Served at the party were tiny toothpick sandwiches that Riley would have enjoyed if they weren't a choking hazard, honey graham crackers she would have loved if honey were not likely to carry infant botulism, and a clown that would have made her laugh had she not cried hysterically at the sight of a painted, green-haired monster.

"Everything here today is so our little Riley-poo can look back and remember having the best first birthday ever," said Kacie Masterson. "Everything's for her. The purpose of this party is definitely not an excuse for me and Randall to wear even bigger shit-eating grins than usual and watch parents of older, less adorable kids twitch with envy."

Sandra Waterhouse, a neighbor of the Mastersons, disagrees.

"What a waste. That hyperactive girl can't even sit still long enough to watch her parents make a big show of blowing out one stupid candle. Looks like the Ritalin train will be stopping for this one in elementary school."

Waterhouse continued: "When I threw my Cooper his first birthday, we sang 'Happy Birthday' in four different harmonic minor keys so we could expose him to classical music early on. He sat silent the whole time, like a good baby double-strapped into a high chair should."

The centerpiece of Riley's party was a three-tiered five-layer cake with a moist strawberry marble texture that she did not have enough teeth to chew, and pink frosting roses that she lacked the stomach power to digest.

The cake also featured a message written in ornate cursive in icing, "Happy Birthday to You, Riley Elizabeth-Annemarie, Our Precious Little Princess, Love Forever and Ever, Mommie and Dadders," that Riley could neither read nor eat.

"How many candles is that, Riley-roo?" Kacie cooed to her daughter. Unable to count, Riley tried to wriggle out of her taffeta dress while blowing a snot bubble.

"It's one, Riley-ree, because you're one! Yes you are, wittlewoodooboodoo."

Kacie and Randall eagerly unwrapped their daughter's presents while the infant sat on the carpet and attempted to eat her party hat.

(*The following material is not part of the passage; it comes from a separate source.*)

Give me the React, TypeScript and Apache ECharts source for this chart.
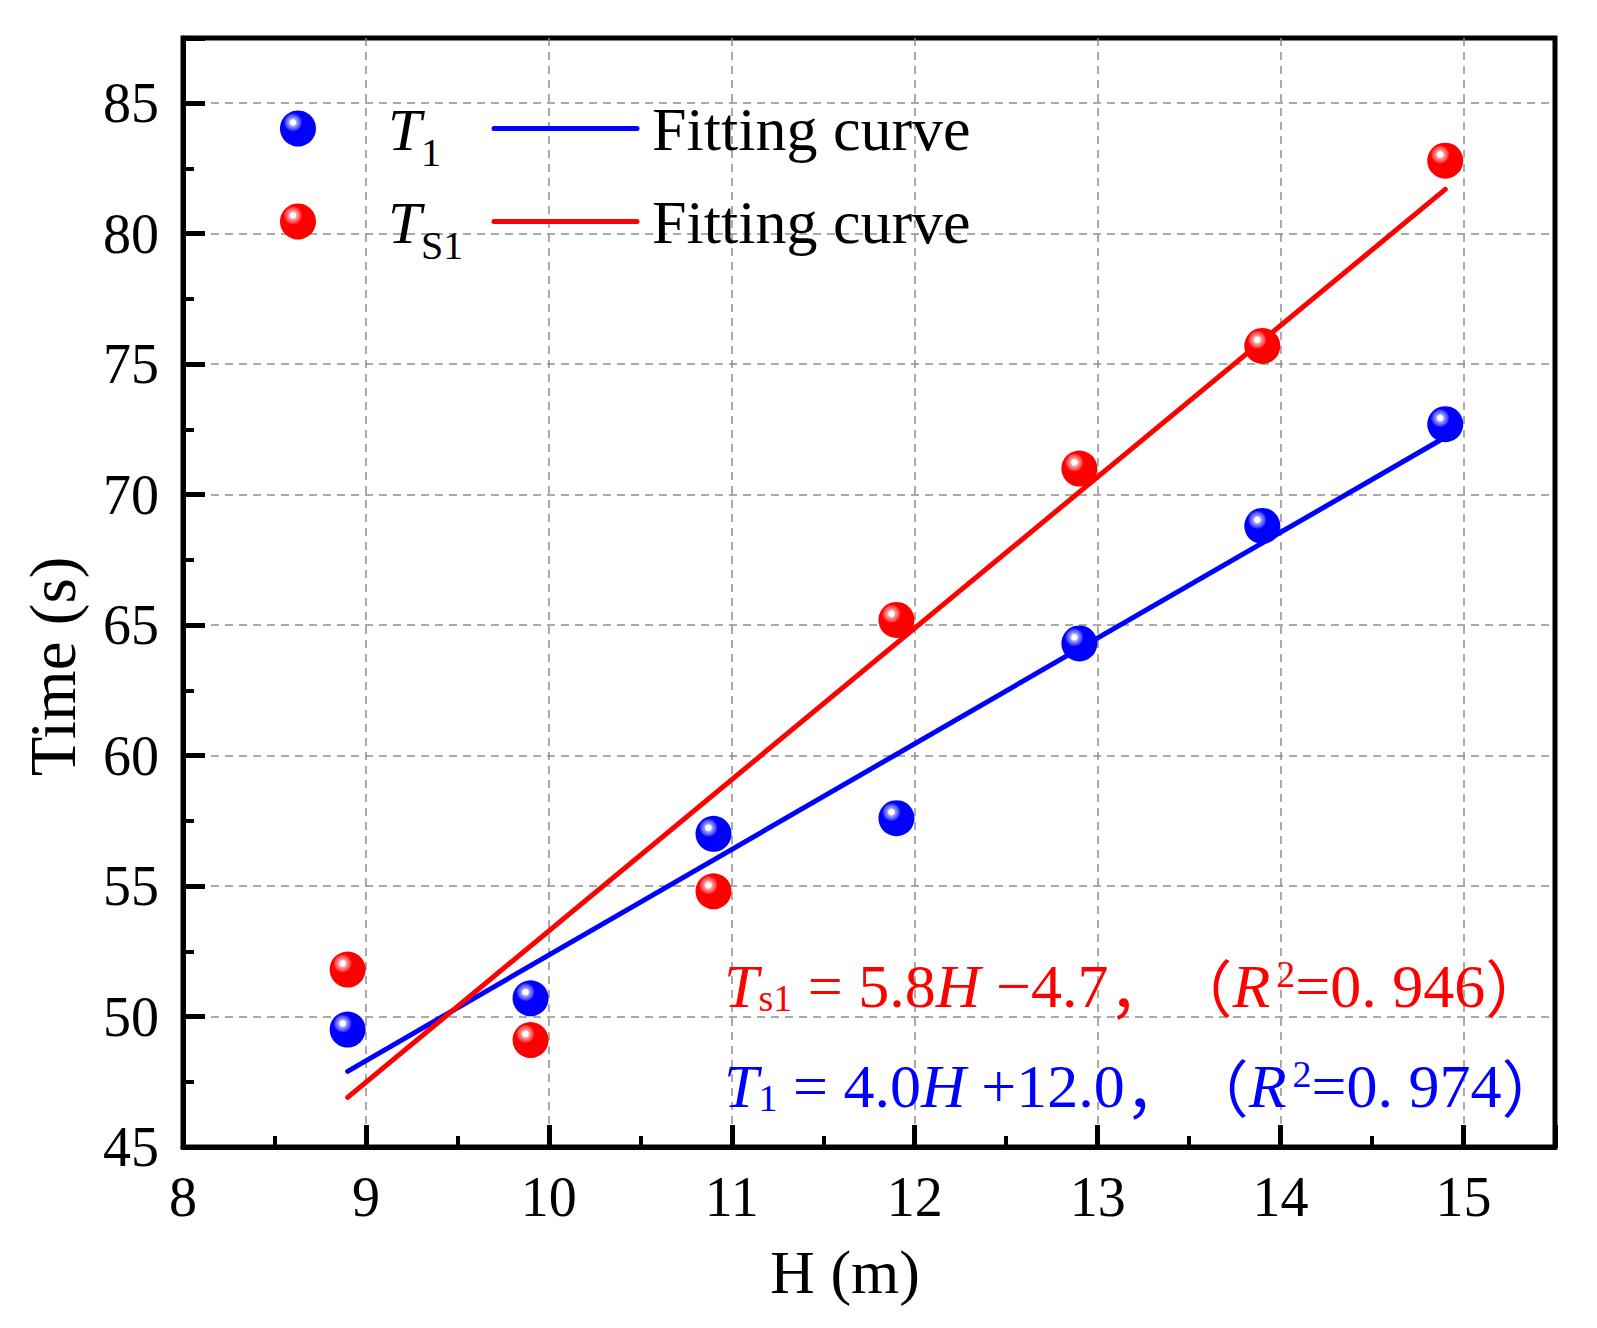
import React, { useEffect, useRef } from "react";
import * as echarts from "echarts";

const hValues = [8.9, 9.9, 10.9, 11.9, 12.9, 13.9, 14.9];
const t1Values = [49.5, 50.7, 57.0, 57.6, 64.3, 68.8, 72.7];
const ts1Values = [51.8, 49.1, 54.8, 65.2, 71.0, 75.7, 82.8];

// end points of the two fitted lines
const fitT1 = [
  [8.9, 47.9],
  [14.9, 72.2],
];
const fitTs1 = [
  [8.9, 46.9],
  [14.9, 81.7],
];

const xTicks = [8, 9, 10, 11, 12, 13, 14, 15];
const yTicks = [45, 50, 55, 60, 65, 70, 75, 80, 85];
const xMax = 15.5;
const yMax = 87.5;

const SERIF = "'Times New Roman', 'Liberation Serif', serif";
const CJK = "'Noto Sans CJK SC', sans-serif";
const BLUE = "#0000ff";
const RED = "#ff0000";

const sphere = (base: string, light: string, mid: string) =>
  new echarts.graphic.RadialGradient(0.36, 0.33, 0.26, [
    { offset: 0, color: "#ffffff" },
    { offset: 0.28, color: "#ffffff" },
    { offset: 0.42, color: light },
    { offset: 0.8, color: mid },
    { offset: 1, color: base },
  ]);

const richFor = (fill: string) => ({
  i: { fontStyle: "italic", fontSize: 62, fontFamily: SERIF, lineHeight: 62, verticalAlign: "bottom", fill },
  n: { fontSize: 62, fontFamily: SERIF, lineHeight: 62, verticalAlign: "bottom", fill },
  sub: { fontSize: 38, fontFamily: SERIF, lineHeight: 42, verticalAlign: "bottom", fill },
  sup: { fontSize: 38, fontFamily: SERIF, lineHeight: 24, verticalAlign: "top", fill, padding: [0, 0, 0, 6] },
  c: { fontSize: 62, fontFamily: CJK, lineHeight: 62, verticalAlign: "bottom", fill },
});

const gridLine = {
  show: true,
  showMinLine: false,
  showMaxLine: false,
  lineStyle: { color: "#8f8f8f", width: 1.5, type: [8, 6] },
};

const App: React.FC = () => {
  const chartRef = useRef<HTMLDivElement>(null);

  useEffect(() => {
    if (!chartRef.current) return;
    document.body.style.margin = "0";
    const chart = echarts.init(chartRef.current, null, { renderer: "svg" });

    const blueBall = sphere(BLUE, "#a0a0ff", "#4848ff");
    const redBall = sphere(RED, "#ffa0a0", "#ff4848");

    const legendRow = (cy: number, ball: any, color: string, sub: string) => [
      { type: "circle", shape: { cx: 298, cy, r: 18 }, style: { fill: ball }, z: 10 },
      {
        type: "text",
        x: 388,
        y: cy + 1,
        style: { text: "T", fontStyle: "italic", fontSize: 60, fontFamily: SERIF, fill: "#000", verticalAlign: "middle" },
        z: 10,
      },
      {
        type: "text",
        x: 421,
        y: cy + 24,
        style: { text: sub, fontSize: 40, fontFamily: SERIF, fill: "#000", verticalAlign: "middle" },
        z: 10,
      },
      {
        type: "line",
        shape: { x1: 494, y1: cy, x2: 637, y2: cy },
        style: { stroke: color, lineWidth: 5, lineCap: "round" },
        z: 10,
      },
      {
        type: "text",
        x: 652,
        y: cy + 0.5,
        style: { text: "Fitting curve", fontSize: 62, fontFamily: SERIF, fill: "#000", verticalAlign: "middle" },
        z: 10,
      },
    ];

    const option = {
      animation: false,
      backgroundColor: "#ffffff",
      grid: {
        left: 183,
        right: 42,
        top: 38,
        bottom: 181,
        show: true,
        borderColor: "#000",
        borderWidth: 5,
      },
      xAxis: [
        {
          type: "value",
          min: xTicks[0],
          max: xMax,
          interval: xTicks[1] - xTicks[0],
          position: "bottom",
          name: "H (m)",
          nameLocation: "middle",
          nameGap: 94,
          nameTextStyle: { fontSize: 62, fontFamily: SERIF, color: "#000", padding: [0, 48, 0, 0] },
          axisLine: { show: true, lineStyle: { color: "#000", width: 5 } },
          axisTick: { show: true, inside: true, length: 22, lineStyle: { color: "#000", width: 5 } },
          axisLabel: {
            fontSize: 56,
            fontFamily: SERIF,
            color: "#000",
            margin: 22,
            formatter: (v: number) => (xTicks.includes(v) ? String(v) : ""),
          },
          splitLine: gridLine,
        },
        {
          type: "value",
          min: xTicks[0],
          max: xMax,
          interval: (xTicks[1] - xTicks[0]) / 2,
          position: "bottom",
          axisLine: { show: false },
          axisTick: { show: true, inside: true, length: 11, lineStyle: { color: "#000", width: 4 } },
          axisLabel: { show: false },
          splitLine: { show: false },
        },
      ],
      yAxis: [
        {
          type: "value",
          min: yTicks[0],
          max: yMax,
          interval: yTicks[1] - yTicks[0],
          position: "left",
          name: "Time (s)",
          nameLocation: "middle",
          nameGap: 98,
          nameTextStyle: { fontSize: 65, fontFamily: SERIF, color: "#000", padding: [0, 148, 0, 0] },
          axisLine: { show: true, lineStyle: { color: "#000", width: 5 } },
          axisTick: { show: true, inside: true, length: 22, lineStyle: { color: "#000", width: 5 } },
          axisLabel: {
            fontSize: 56,
            fontFamily: SERIF,
            color: "#000",
            margin: 24,
            formatter: (v: number) => (yTicks.includes(v) ? String(v) : ""),
          },
          splitLine: gridLine,
        },
        {
          type: "value",
          min: yTicks[0],
          max: yMax,
          interval: (yTicks[1] - yTicks[0]) / 2,
          position: "left",
          axisLine: { show: false },
          axisTick: { show: true, inside: true, length: 11, lineStyle: { color: "#000", width: 4 } },
          axisLabel: { show: false },
          splitLine: { show: false },
        },
      ],
      series: [
        {
          name: "fitT1",
          type: "line",
          data: fitT1,
          symbol: "none",
          lineStyle: { color: BLUE, width: 5, cap: "round" },
          z: 2,
        },
        {
          name: "fitTs1",
          type: "line",
          data: fitTs1,
          symbol: "none",
          lineStyle: { color: RED, width: 5, cap: "round" },
          z: 2,
        },
        {
          name: "T1",
          type: "scatter",
          data: hValues.map((h, i) => [h, t1Values[i]]),
          symbolSize: 36,
          itemStyle: { color: blueBall, opacity: 1 },
          z: 3,
        },
        {
          name: "TS1",
          type: "scatter",
          data: hValues.map((h, i) => [h, ts1Values[i]]),
          symbolSize: 36,
          itemStyle: { color: redBall, opacity: 1 },
          z: 3,
        },
      ],
      graphic: [
        ...legendRow(128.5, blueBall, BLUE, "1"),
        ...legendRow(221.5, redBall, RED, "S1"),
        {
          type: "text",
          x: 724,
          y: 1017,
          z: 10,
          style: {
            text: "{i|T}{sub|s1}{n| = 5.8}{i|H}{n| −4.7}{c|，}{c|（}{i|R}{sup|2}{n|=0. 946}{c|）}",
            rich: richFor(RED),
            fill: RED,
            fontSize: 62,
            fontFamily: SERIF,
            verticalAlign: "bottom",
          },
        },
        {
          type: "text",
          x: 724,
          y: 1117,
          z: 10,
          style: {
            text: "{i|T}{sub|1}{n| = 4.0}{i|H}{n| +12.0}{c|，}{c|（}{i|R}{sup|2}{n|=0. 974}{c|）}",
            rich: richFor(BLUE),
            fill: BLUE,
            fontSize: 62,
            fontFamily: SERIF,
            verticalAlign: "bottom",
          },
        },
      ],
    };

    chart.setOption(option as any);
    return () => {
      chart.dispose();
    };
  }, []);

  return <div ref={chartRef} style={{ width: 1597, height: 1328 }} />;
};

export default App;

"A miniature soccer set! Terrific! Riley can be the next Mia Hamm!" Randall Masterson predicted of his daughter's athletic ability once she is able to manipulate objects with her feet.

As the party closed, the Mastersons took turns moving their child's arm in a waving motion to guests as they left.

"Say bye-bye!" said Randall, as Riley spit up her strained birthday peas.